NMR spectroscopy allowed the team to observe cells releasing PAR when they became stressed and died which binds very strongly to calcium ions, and once released begins to mop up calcium into larger droplets that stick onto artery wall components that give the artery its elasticity, where they then form ordered crystals and solidify to harden the arteries.

Once links between DNA damage-PAR-bone/artery calcification were identified, the team moved on to investigating ways to block this pathway using a PARP inhibitor: collaborations with Cycle Pharmaceuticals identified 6 known molecules that might inhibit the PARP enzymes; detailed studies show that minocycline was highly effective in preventing hardening of the arteries.

Cycle Pharmaceuticals has been licenced this patented technology by the University; proof of principle trials in human patients are hoped to be carried out within the next 12-18 months.

"We had to find an existing molecule that is cheap and safe, otherwise, it would be decades before we would get a treatment. If something has already been shown to be safe in humans, the journey to the clinic can be much faster." says Shanahan.

"It's been 12 years of basic research to get to this point," said Duer. "We set out with absolutely no expectation of finding a potential treatment—there is no treatment currently and nobody would have believed us if we had said at that point we were going to cure hardening of the arteries."

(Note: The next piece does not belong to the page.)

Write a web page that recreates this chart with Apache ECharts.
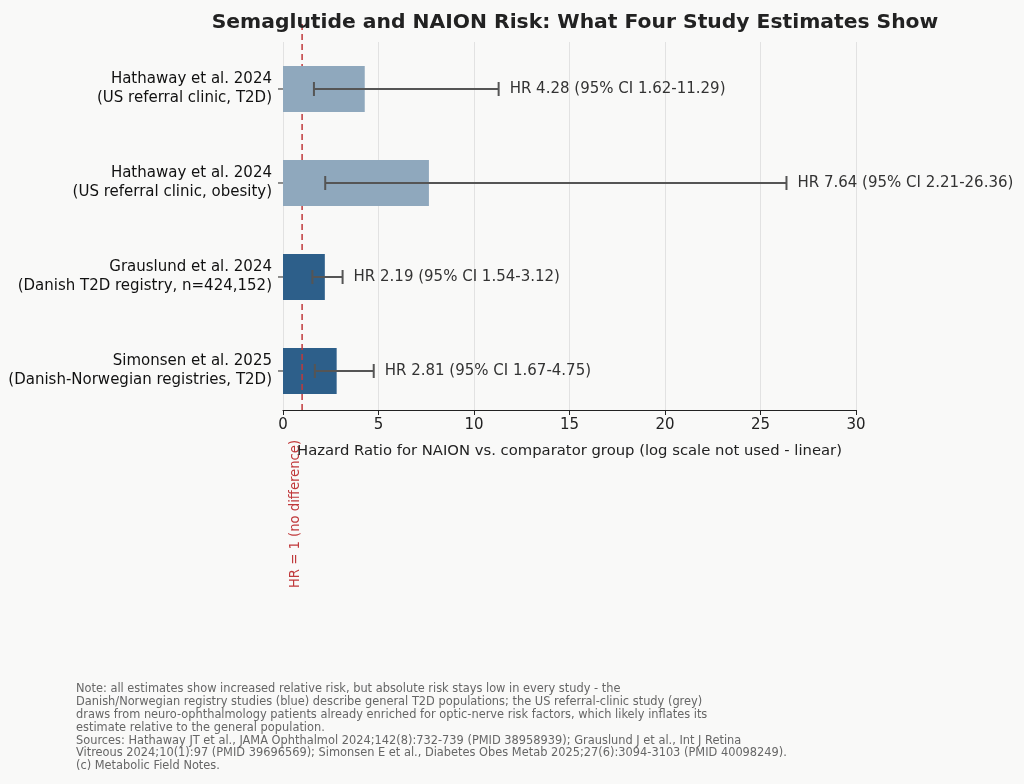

"Blood vessel calcification is a well-known risk factor for several heart and circulatory diseases, and can lead to high blood pressure and ultimately, a life-threatening heart attack," said Professor Jeremy Pearson, Associate Medical Director at the British Heart Foundation. "Now, researchers have shown how calcification of the walls of blood vessels takes place, and how the process differs from normal bone formation. By doing so, they have been able to identify a potential treatment to reduce blood vessel calcification without any adverse effects on bone. This type of treatment would benefit many people, and we eagerly await the results of the anticipated clinical trials looking at whether this drug lives up to its early promise."